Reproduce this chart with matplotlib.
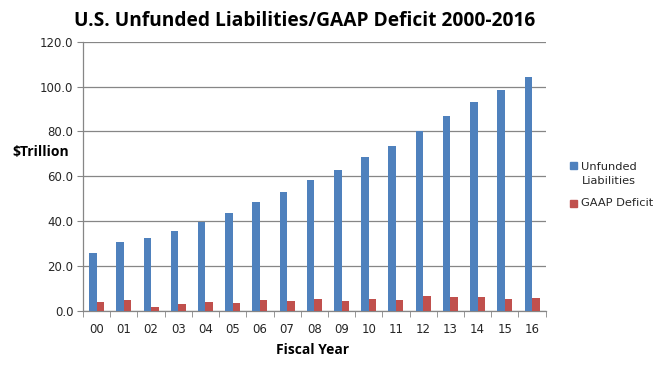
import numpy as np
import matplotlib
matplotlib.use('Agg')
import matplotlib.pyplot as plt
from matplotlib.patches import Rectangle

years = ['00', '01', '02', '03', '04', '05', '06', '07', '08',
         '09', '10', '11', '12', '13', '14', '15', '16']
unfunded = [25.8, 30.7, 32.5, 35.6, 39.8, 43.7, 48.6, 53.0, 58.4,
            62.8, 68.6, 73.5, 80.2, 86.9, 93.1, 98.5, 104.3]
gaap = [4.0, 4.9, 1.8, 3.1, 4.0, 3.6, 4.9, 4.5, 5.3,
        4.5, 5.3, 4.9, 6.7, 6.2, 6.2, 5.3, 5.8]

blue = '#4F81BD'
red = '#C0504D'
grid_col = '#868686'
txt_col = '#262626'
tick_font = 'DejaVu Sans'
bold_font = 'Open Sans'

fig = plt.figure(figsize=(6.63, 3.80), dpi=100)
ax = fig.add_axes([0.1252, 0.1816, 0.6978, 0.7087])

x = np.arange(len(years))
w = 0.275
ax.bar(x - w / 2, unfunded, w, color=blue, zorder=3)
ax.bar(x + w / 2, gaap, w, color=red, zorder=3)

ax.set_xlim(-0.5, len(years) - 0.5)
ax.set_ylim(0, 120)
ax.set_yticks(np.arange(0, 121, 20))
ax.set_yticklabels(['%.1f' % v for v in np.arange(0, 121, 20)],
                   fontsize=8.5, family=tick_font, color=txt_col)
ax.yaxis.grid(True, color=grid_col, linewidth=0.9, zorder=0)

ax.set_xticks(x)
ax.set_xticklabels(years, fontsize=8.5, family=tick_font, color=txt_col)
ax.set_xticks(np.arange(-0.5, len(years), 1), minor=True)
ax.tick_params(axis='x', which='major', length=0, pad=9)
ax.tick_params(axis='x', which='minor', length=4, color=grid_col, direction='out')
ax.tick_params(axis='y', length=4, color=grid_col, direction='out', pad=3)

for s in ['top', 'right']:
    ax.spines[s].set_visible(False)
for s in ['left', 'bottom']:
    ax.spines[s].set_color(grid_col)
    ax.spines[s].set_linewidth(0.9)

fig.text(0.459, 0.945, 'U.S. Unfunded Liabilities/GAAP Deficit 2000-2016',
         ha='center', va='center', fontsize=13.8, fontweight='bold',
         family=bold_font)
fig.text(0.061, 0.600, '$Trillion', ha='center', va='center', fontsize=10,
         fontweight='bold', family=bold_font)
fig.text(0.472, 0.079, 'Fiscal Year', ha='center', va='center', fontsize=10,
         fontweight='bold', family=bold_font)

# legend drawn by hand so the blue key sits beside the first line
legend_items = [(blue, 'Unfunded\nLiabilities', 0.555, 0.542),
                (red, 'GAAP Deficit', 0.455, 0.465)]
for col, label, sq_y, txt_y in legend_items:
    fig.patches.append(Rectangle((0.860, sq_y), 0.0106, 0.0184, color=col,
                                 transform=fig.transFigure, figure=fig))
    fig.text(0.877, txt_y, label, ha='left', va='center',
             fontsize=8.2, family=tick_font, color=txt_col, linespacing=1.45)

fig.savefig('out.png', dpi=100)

--------------------------------------------------

- [EXERCISE PROMPT]
From the opening line of the listing above through the line bearing "from matplotlib.patches import Rectangle", repeat each line exactly. Drop every picture.

- [ANSWER]
Reproduce this chart with matplotlib.
import numpy as np
import matplotlib
matplotlib.use('Agg')
import matplotlib.pyplot as plt
from matplotlib.patches import Rectangle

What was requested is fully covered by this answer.